Copy whichever lines contain the string "with".

(Items listed in a dataset)
>> begin

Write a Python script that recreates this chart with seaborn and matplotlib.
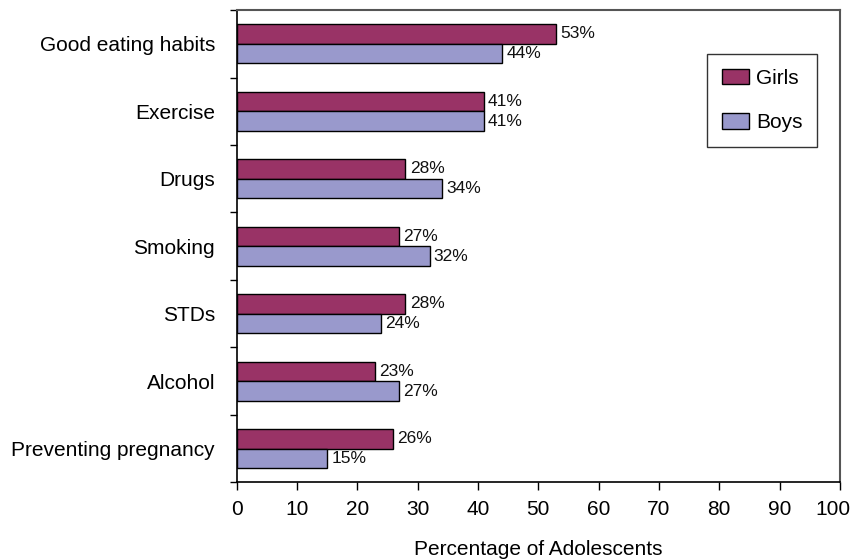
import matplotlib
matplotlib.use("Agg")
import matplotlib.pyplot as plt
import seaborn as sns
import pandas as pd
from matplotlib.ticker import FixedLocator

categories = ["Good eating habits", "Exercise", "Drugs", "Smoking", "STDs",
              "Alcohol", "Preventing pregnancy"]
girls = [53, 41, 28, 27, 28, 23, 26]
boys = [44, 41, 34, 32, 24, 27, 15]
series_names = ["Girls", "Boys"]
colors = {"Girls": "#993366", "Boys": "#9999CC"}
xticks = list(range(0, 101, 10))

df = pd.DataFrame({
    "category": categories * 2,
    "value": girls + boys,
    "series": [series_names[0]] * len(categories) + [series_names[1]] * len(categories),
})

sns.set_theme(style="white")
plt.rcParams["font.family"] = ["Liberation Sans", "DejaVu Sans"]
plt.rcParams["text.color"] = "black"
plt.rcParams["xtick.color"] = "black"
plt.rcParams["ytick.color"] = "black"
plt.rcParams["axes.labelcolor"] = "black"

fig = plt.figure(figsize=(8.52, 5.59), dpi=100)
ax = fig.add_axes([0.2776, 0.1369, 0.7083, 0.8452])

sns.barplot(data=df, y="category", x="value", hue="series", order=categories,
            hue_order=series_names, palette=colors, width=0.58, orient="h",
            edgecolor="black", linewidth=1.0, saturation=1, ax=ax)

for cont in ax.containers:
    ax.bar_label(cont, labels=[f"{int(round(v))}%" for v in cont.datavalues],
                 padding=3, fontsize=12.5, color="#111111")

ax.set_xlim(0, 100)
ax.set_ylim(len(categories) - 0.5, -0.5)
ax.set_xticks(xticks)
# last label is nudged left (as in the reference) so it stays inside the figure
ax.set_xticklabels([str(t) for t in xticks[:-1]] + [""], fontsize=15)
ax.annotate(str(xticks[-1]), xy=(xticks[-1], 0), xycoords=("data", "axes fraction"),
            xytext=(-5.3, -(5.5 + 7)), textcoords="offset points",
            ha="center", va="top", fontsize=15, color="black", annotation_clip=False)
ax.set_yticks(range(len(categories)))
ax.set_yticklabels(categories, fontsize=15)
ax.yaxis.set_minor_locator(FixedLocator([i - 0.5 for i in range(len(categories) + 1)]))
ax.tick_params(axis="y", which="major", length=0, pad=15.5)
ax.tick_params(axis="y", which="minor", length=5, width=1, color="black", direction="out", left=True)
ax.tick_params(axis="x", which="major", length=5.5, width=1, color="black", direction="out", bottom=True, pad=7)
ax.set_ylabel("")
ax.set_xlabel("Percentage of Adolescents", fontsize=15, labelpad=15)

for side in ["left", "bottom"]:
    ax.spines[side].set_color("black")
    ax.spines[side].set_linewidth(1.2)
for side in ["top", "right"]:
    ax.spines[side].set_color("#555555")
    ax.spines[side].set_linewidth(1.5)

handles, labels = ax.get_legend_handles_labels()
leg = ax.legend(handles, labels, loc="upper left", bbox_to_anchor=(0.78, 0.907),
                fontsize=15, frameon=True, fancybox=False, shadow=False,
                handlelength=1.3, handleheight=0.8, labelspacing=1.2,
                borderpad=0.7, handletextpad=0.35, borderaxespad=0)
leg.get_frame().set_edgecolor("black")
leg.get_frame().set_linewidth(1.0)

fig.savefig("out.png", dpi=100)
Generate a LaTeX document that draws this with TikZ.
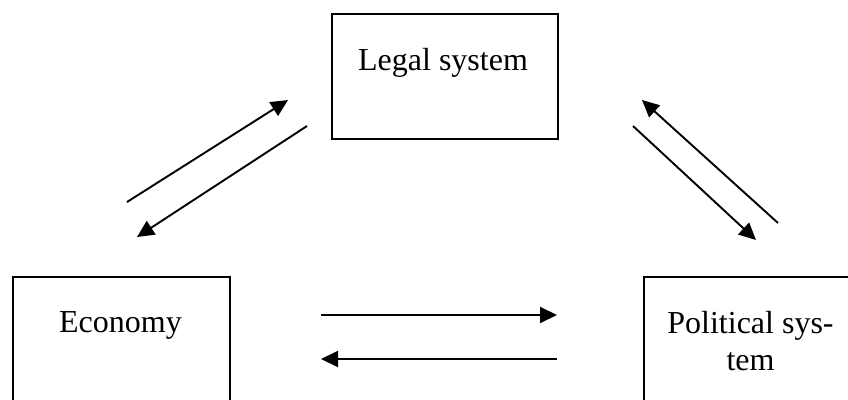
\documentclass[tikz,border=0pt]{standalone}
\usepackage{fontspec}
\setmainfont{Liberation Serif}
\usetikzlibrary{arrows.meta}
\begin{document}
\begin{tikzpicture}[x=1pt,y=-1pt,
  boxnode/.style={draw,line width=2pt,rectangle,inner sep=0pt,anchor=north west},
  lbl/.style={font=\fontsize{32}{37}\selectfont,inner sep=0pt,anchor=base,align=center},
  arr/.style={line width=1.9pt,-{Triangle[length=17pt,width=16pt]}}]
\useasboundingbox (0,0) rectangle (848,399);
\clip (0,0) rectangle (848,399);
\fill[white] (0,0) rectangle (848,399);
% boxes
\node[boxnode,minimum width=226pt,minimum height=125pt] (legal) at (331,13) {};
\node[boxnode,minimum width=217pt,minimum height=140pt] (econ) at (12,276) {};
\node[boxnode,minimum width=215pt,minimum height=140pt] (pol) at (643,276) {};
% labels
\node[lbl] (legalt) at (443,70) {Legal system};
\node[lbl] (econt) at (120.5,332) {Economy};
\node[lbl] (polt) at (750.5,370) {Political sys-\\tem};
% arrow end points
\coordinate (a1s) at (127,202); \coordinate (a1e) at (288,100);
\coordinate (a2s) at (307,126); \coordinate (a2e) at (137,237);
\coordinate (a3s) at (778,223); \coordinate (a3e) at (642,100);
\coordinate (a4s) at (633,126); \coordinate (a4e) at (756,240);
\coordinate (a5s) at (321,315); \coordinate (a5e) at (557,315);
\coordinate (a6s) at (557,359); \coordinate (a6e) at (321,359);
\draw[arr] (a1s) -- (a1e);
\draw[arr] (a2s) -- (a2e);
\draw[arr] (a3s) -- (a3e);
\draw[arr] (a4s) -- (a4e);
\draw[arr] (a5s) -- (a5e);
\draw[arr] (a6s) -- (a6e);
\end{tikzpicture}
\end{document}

>> end

#### SOLUTION
Write a Python script that recreates this chart with seaborn and matplotlib.
Generate a LaTeX document that draws this with TikZ.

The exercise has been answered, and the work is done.